**PROBLEM:**
Copy exactly, and only, the lines between the line holding "Clone this chart in D3.js." and the line holding "const axisColor = '#898989';", inclusive; skip the pictures.

**Figure scripts:**
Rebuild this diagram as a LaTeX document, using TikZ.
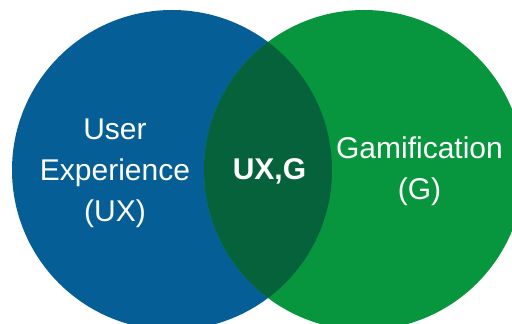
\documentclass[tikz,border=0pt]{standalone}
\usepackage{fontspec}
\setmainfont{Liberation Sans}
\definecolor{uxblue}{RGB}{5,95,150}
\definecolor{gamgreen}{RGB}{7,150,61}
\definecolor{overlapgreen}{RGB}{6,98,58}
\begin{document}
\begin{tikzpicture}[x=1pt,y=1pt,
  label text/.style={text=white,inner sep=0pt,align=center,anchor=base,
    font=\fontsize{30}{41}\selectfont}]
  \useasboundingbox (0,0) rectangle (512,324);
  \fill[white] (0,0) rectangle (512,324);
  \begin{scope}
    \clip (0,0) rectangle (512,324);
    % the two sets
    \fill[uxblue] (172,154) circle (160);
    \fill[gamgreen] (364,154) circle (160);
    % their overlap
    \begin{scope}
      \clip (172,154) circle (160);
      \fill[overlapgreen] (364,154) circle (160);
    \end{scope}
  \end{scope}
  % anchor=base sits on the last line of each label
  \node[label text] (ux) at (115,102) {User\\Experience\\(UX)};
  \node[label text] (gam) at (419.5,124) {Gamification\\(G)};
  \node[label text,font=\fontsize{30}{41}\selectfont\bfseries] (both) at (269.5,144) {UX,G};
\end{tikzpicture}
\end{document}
==
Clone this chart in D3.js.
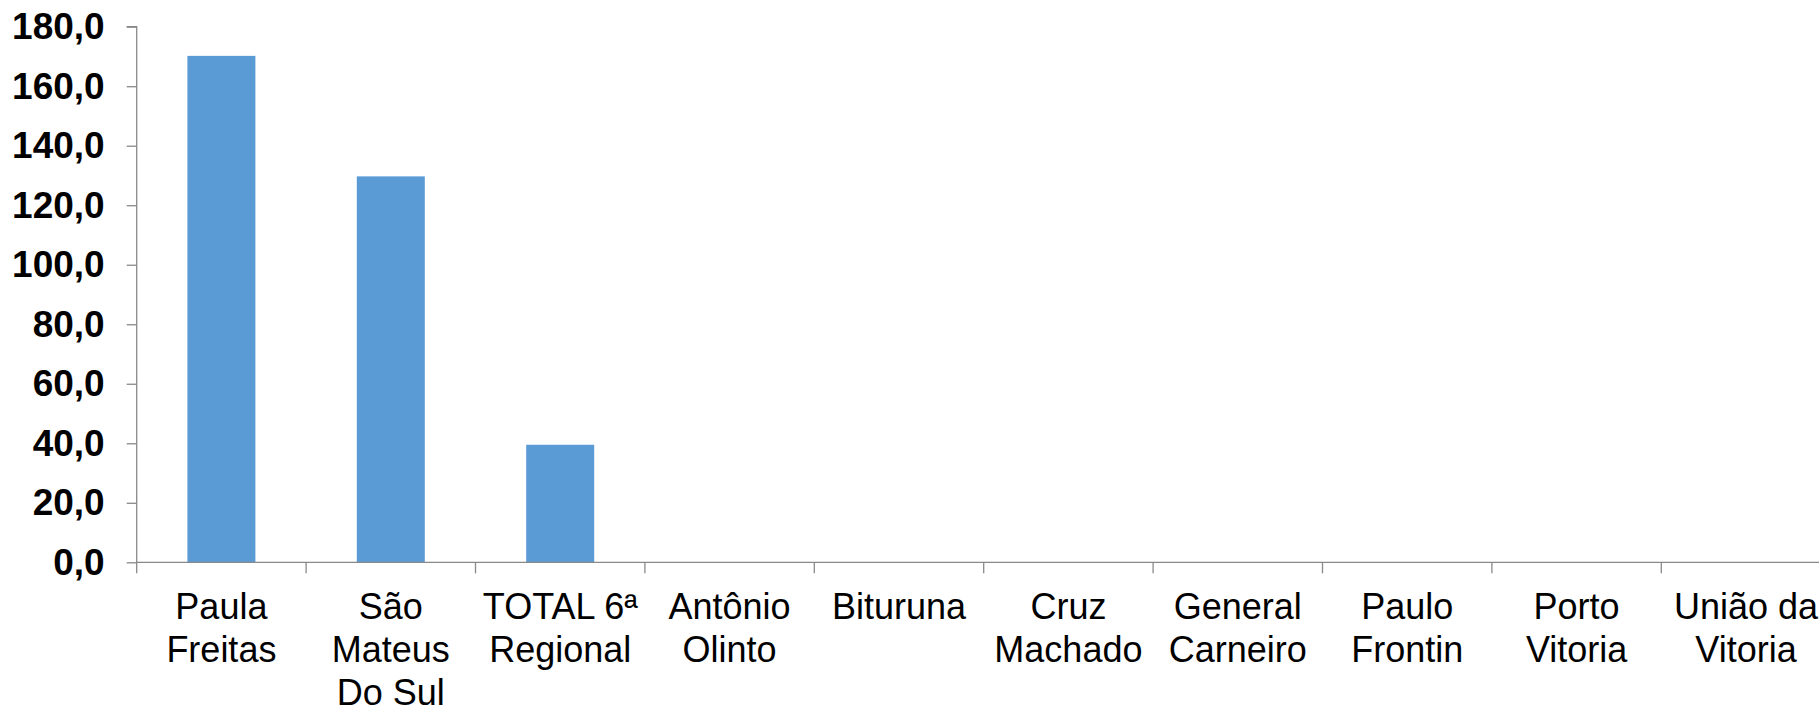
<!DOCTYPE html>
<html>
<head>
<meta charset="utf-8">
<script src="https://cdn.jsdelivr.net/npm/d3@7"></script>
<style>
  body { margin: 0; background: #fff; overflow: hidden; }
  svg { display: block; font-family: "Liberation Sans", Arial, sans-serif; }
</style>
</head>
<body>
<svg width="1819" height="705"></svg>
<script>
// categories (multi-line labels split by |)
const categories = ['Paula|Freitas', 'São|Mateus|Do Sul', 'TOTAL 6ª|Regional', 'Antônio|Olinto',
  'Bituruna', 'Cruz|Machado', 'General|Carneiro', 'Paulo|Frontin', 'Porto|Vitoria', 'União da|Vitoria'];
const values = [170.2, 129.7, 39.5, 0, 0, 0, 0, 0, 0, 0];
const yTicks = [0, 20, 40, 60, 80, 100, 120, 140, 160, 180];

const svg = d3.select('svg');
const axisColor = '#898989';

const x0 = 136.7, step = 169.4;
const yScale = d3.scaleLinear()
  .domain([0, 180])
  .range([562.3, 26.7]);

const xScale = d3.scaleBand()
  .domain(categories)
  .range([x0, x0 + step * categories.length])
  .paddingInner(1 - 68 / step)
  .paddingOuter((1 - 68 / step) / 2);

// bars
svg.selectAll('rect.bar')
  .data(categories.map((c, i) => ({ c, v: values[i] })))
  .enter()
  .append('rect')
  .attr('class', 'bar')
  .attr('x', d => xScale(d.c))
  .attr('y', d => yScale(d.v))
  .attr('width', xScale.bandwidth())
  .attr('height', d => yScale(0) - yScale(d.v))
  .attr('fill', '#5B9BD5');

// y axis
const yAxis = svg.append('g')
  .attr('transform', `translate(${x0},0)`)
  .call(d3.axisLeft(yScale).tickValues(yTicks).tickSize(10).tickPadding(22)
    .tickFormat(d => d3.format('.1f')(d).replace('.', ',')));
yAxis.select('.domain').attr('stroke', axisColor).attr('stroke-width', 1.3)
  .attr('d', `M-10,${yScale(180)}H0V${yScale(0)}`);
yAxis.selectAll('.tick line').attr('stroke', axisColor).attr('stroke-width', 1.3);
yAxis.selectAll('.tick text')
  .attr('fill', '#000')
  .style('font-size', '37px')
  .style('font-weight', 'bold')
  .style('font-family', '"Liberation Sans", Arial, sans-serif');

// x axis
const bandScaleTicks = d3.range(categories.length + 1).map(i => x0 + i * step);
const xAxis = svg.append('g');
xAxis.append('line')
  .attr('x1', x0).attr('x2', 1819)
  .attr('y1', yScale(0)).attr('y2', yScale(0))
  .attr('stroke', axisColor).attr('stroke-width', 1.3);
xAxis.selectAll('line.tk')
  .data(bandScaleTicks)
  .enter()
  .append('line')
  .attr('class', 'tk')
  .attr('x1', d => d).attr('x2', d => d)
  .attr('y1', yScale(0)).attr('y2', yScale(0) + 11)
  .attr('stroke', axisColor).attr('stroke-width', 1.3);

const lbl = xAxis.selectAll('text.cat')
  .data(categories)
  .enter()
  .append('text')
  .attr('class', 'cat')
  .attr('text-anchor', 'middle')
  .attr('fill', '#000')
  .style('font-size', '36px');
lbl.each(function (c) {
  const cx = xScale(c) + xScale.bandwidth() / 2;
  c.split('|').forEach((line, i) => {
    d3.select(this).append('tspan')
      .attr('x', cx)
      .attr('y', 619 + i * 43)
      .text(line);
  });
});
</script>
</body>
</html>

**EXERCISE RESPONSE:**
Clone this chart in D3.js.
<!DOCTYPE html>
<html>
<head>
<meta charset="utf-8">
<script src="https://cdn.jsdelivr.net/npm/d3@7"></script>
<style>
  body { margin: 0; background: #fff; overflow: hidden; }
  svg { display: block; font-family: "Liberation Sans", Arial, sans-serif; }
</style>
</head>
<body>
<svg width="1819" height="705"></svg>
<script>
// categories (multi-line labels split by |)
const categories = ['Paula|Freitas', 'São|Mateus|Do Sul', 'TOTAL 6ª|Regional', 'Antônio|Olinto',
  'Bituruna', 'Cruz|Machado', 'General|Carneiro', 'Paulo|Frontin', 'Porto|Vitoria', 'União da|Vitoria'];
const values = [170.2, 129.7, 39.5, 0, 0, 0, 0, 0, 0, 0];
const yTicks = [0, 20, 40, 60, 80, 100, 120, 140, 160, 180];

const svg = d3.select('svg');
const axisColor = '#898989';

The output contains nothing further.